Hessian Matrix formula on PRML

136 Views Asked by At

On the page 316 of PRML(bishop's machine learning book), the Hessian matrix is derived by $A = -\nabla \nabla \psi(a_N)$ where $\psi(a_N)$ is the target value and $a_N$is the variable vector. I think the right answer should be $A = \nabla \nabla \psi(a_N)$? Just as what's on the wiki.

What do I miss here?

1

There are 1 best solutions below

1
On BEST ANSWER

Usually asking a question like this it is a good idea to supply some more information, however you are right that as you have defined it $\mathbf{A} = \nabla \nabla \Psi (\mathbf{a} ) $ is the Hessian obtained by maximising the function $\psi$ and so $\mathbf{A}$ would be negative semi-definite, so that taking the Hessian of the negative of $\psi$ gives us a Hessian which is evaluated at a minima and so positive semi-definite and this is the required local quadratic approximation from which the covariance function of Laplace approximation is constructed.

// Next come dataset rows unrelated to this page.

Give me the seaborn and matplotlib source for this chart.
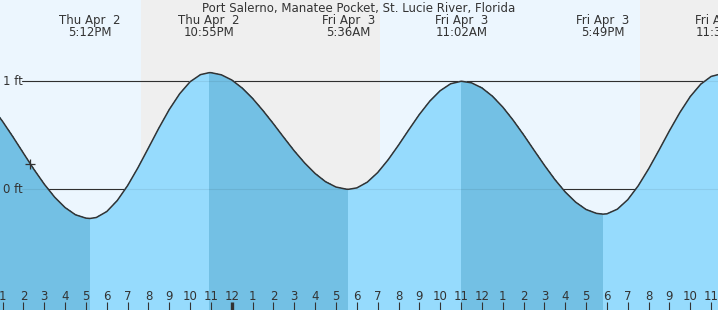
import matplotlib
matplotlib.use("Agg")
import matplotlib.pyplot as plt
import seaborn as sns
import numpy as np

# ---------------- data (hours since Thu Apr 2 00:00) ----------------
times = [12.5, 13.0, 13.5, 14.0, 14.5, 15.0, 15.5, 16.0, 16.5, 17.0,
         17.2,
         17.5, 18.0, 18.5, 19.0, 19.5, 20.0, 20.5, 21.0, 21.5, 22.0, 22.5,
         22.917,
         23.0, 23.5, 24.0, 24.5, 25.0, 25.5, 26.0, 26.5, 27.0, 27.5, 28.0, 28.5, 29.0, 29.5,
         29.6,
         30.0, 30.5, 31.0, 31.5, 32.0, 32.5, 33.0, 33.5, 34.0, 34.5, 35.0,
         35.033,
         35.5, 36.0, 36.5, 37.0, 37.5, 38.0, 38.5, 39.0, 39.5, 40.0, 40.5, 41.0, 41.5,
         41.817,
         42.0, 42.5, 43.0, 43.5, 44.0, 44.5, 45.0, 45.5, 46.0, 46.5, 47.0, 47.5]
heights = [0.757, 0.629, 0.485, 0.335, 0.186, 0.048, -0.073, -0.169, -0.236, -0.267,
           -0.270,
           -0.261, -0.206, -0.105, 0.034, 0.201, 0.383, 0.567, 0.739, 0.885, 0.996, 1.062,
           1.080,
           1.080, 1.060, 1.012, 0.937, 0.841, 0.728, 0.606, 0.479, 0.355, 0.243, 0.146, 0.070, 0.021, 0.001,
           0.000,
           0.013, 0.066, 0.155, 0.273, 0.409, 0.553, 0.693, 0.816, 0.913, 0.977, 1.000,
           1.000,
           0.986, 0.939, 0.863, 0.762, 0.640, 0.505, 0.363, 0.223, 0.091, -0.025, -0.119, -0.187, -0.223,
           -0.230,
           -0.227, -0.184, -0.096, 0.032, 0.189, 0.363, 0.542, 0.711, 0.859, 0.973, 1.045, 1.070]

extreme_times = [17.2, 22.917, 29.6, 35.033, 41.817, 47.5]
extreme_days = ["Thu Apr  2", "Thu Apr  2", "Fri Apr  3", "Fri Apr  3", "Fri Apr  3", "Fri Apr  3"]
extreme_clock = ["5:12PM", "10:55PM", "5:36AM", "11:02AM", "5:49PM", "11:30PM"]

sunset_thu, sunrise_fri, sunset_fri = 19.65, 31.12, 43.6
now_time, now_height = 14.33, 0.23
ref_levels = [1, 0]
ref_labels = ["1 ft", "0 ft"]
title = "Port Salerno, Manatee Pocket, St. Lucie River, Florida"
tick_hours = list(range(13, 48))
tick_labels = [str((h - 1) % 12 + 1) for h in tick_hours]

# ---------------- style ----------------
sns.set_style("white")
plt.rcParams["font.family"] = ["DejaVu Sans"]

DAY = "#ecf6fe"
NIGHT = "#efefef"
RISE = "#96dbfd"
FALL = "#73c0e4"
INK = "#333333"
FS = 8.5

W, H = 718, 310
fig = plt.figure(figsize=(W / 100, H / 100), dpi=100)
ax = fig.add_axes([0, 0, 1, 1])
ax.set_facecolor(DAY)
ax.set_axisbelow(False)

x_left, x_right = 12.8772, 47.330
y_bot, y_top = -1.1176, 1.7528
ax.set_xlim(x_left, x_right)
ax.set_ylim(y_bot, y_top)

# night bands
ax.axvspan(sunset_thu, sunrise_fri, color=NIGHT, lw=0, zorder=0)
ax.axvspan(sunset_fri, x_right + 5, color=NIGHT, lw=0, zorder=0)

# reference lines (dark, behind fill)
for lev in ref_levels:
    ax.axhline(lev, xmin=22 / W, color=INK, lw=0.8, zorder=1)

# fill segments between extremes
t = np.array(times)
h = np.array(heights)
bounds = [0] + [int(np.argmin(np.abs(t - e))) for e in extreme_times if e <= t[-1]] + [len(t) - 1]
bounds = sorted(set(bounds))
for a, b in zip(bounds[:-1], bounds[1:]):
    seg_t = t[a:b + 1]
    seg_h = h[a:b + 1]
    col = FALL if seg_h[-1] < seg_h[0] else RISE
    ax.fill_between(seg_t, seg_h, y_bot - 1, color=col, lw=0, zorder=2, antialiased=False)

# faint reference lines over fill
for lev in ref_levels:
    ax.axhline(lev, xmin=22 / W, color="black", alpha=0.07, lw=0.8, zorder=3)

# tide curve
sns.lineplot(x=times, y=heights, ax=ax, color=INK, lw=1.1, estimator=None, zorder=4)

# current time marker
ax.plot([now_time], [now_height], marker="+", ms=6.5, mew=0.9, color=INK, zorder=5)

# labels
for lev, lab in zip(ref_levels, ref_labels):
    ax.text(3 / W, lev, lab, transform=ax.get_yaxis_transform(), ha="left",
            va="center", fontsize=FS, color=INK, zorder=6)

xt = ax.get_xaxis_transform()
for et, d, c in zip(extreme_times, extreme_days, extreme_clock):
    ax.text(et, 1 - 24 / H, d, transform=xt, ha="center", va="baseline",
            fontsize=FS, color=INK, clip_on=False)
    ax.text(et, 1 - 36.5 / H, c, transform=xt, ha="center", va="baseline",
            fontsize=FS, color=INK, clip_on=False)

fig.text(0.5, 1 - 12.3 / H, title, ha="center", va="baseline", fontsize=FS, color=INK)

# axis ticks
ax.set_xticks(tick_hours)
ax.set_xticklabels(tick_labels)
ax.set_yticks([])
ax.tick_params(axis="x", direction="in", length=5.8, width=0.8, color=INK,
               pad=-14.6, labelsize=FS, labelcolor=INK, bottom=True)
for tk, hr in zip(ax.xaxis.get_major_ticks(), tick_hours):
    if hr % 24 == 0:
        tk.tick1line.set_markeredgewidth(2.4)
for s in ax.spines.values():
    s.set_visible(False)
ax.set_xlabel("")
ax.set_ylabel("")
ax.grid(False)

fig.savefig("out.png", dpi=100)
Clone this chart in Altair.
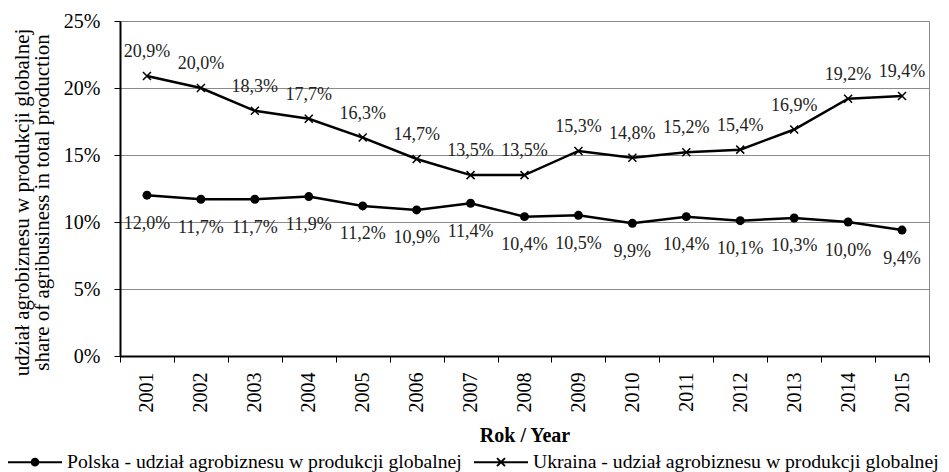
import altair as alt
import pandas as pd

years = [str(y) for y in range(2001, 2016)]
polska = [12.0, 11.7, 11.7, 11.9, 11.2, 10.9, 11.4, 10.4, 10.5, 9.9, 10.4, 10.1, 10.3, 10.0, 9.4]
ukraina = [20.9, 20.0, 18.3, 17.7, 16.3, 14.7, 13.5, 13.5, 15.3, 14.8, 15.2, 15.4, 16.9, 19.2, 19.4]
series_names = [
    "Polska - udział agrobiznesu w produkcji globalnej",
    "Ukraina - udział agrobiznesu w produkcji globalnej",
]
y_ticks = [0, 5, 10, 15, 20, 25]
y_title = ["udział agrobiznesu w produkcji globalnej", "share of agribusiness in total production"]
x_title = "Rok / Year"

rows = []
for name, vals in zip(series_names, [polska, ukraina]):
    for yr, v in zip(years, vals):
        rows.append({"year": yr, "value": v, "series": name,
                     "label": f"{v:.1f}".replace(".", ",") + "%"})
df = pd.DataFrame(rows)

FONT = "Liberation Serif"

x_enc = alt.X(
    "year:N",
    sort=years,
    scale=alt.Scale(type="band", paddingInner=0, paddingOuter=0),
    axis=alt.Axis(
        title=x_title, titleFont=FONT, titleFontSize=20, titleFontWeight="bold",
        titleColor="black", titleY=85, titleBaseline="alphabetic",
        labelAngle=270, labelFont=FONT, labelFontSize=20, labelColor="black",
        labelPadding=10, tickSize=6, tickColor="black", tickWidth=1,
        tickBand="extent", domainColor="black", domainWidth=2, grid=False,
    ),
)
y_enc = alt.Y(
    "value:Q",
    scale=alt.Scale(domain=[0, 25], nice=False),
    axis=alt.Axis(
        values=y_ticks, labelExpr="datum.value + '%'",
        title=y_title, titleFont=FONT, titleFontSize=21, titleFontWeight="normal",
        titleColor="black", titleLineHeight=20, titleX=-92, titleY=181,
        titleBaseline="alphabetic", titleAlign="center", titleAngle=270,
        labelFont=FONT, labelFontSize=20, labelColor="black", labelPadding=14,
        tickSize=6, tickColor="black", domainColor="black", domainWidth=2,
        grid=True, gridColor="#8a8a8a", gridWidth=1,
    ),
)

base = alt.Chart(df).encode(x=x_enc, y=y_enc)

lines = base.mark_line(color="black", strokeWidth=2.5).encode(detail="series:N")

pl = base.transform_filter(alt.datum.series == series_names[0])
ua = base.transform_filter(alt.datum.series == series_names[1])

pl_pts = pl.mark_point(shape="circle", filled=True, color="black", size=80, opacity=1)
ua_pts = ua.mark_point(shape="M-1,-1L1,1M-1,1L1,-1", filled=False, color="black",
                       size=64, strokeWidth=1.5, opacity=1)

pl_txt = pl.mark_text(font=FONT, fontSize=18, color="#222", dy=28.5, baseline="middle").encode(text="label:N")
ua_txt = ua.mark_text(font=FONT, fontSize=18, color="#222", dy=-24, baseline="middle").encode(text="label:N")

legend_paths = [
    "M-2.7,0L2.7,0M-0.33,0A0.33,0.33 0 1,0 0.33,0A0.33,0.33 0 1,0 -0.33,0Z",
    "M-2.7,0L2.7,0M-0.4,-0.4L0.4,0.4M-0.4,0.4L0.4,-0.4",
]
legend_layer = base.transform_filter("false").mark_point(
    opacity=1, strokeWidth=2
).encode(
    fill=alt.value("black"),
    stroke=alt.value("black"),
    shape=alt.Shape(
        "series:N",
        scale=alt.Scale(domain=series_names, range=legend_paths),
        legend=alt.Legend(
            title=None, orient="none", legendX=-96, legendY=430,
            direction="horizontal", labelFont=FONT, labelFontSize=19.7,
            labelColor="black", labelLimit=1000, symbolSize=400,
            symbolStrokeWidth=2, symbolOpacity=1, labelOffset=21, columnPadding=8,
        ),
    ),
)

chart = alt.layer(lines, pl_pts, ua_pts, pl_txt, ua_txt, legend_layer).properties(
    width=809, height=335,
    autosize=alt.AutoSizeParams(type="none"),
    padding={"left": 112, "top": 13, "right": 12, "bottom": 116},
).configure_view(stroke="#8a8a8a", strokeWidth=1)

chart.save("out.html", embed_options={"renderer": "svg", "actions": False})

So in this context $\mathbf{A}$ is to be interpreted as the Hessian of $-\psi$ where the negative is taken to give us a positive semi-definite matrix, and this is in fact what Bishop states when he writes

"the Hessian matrix $\mathbf{A} = - \nabla \nabla \Psi $"

and not the way you have interpreted it which is

"the Hessian matrix of $\psi$ is given by $\mathbf{A} = - \nabla \nabla \Psi$"

Hopefully that clears up the distinction.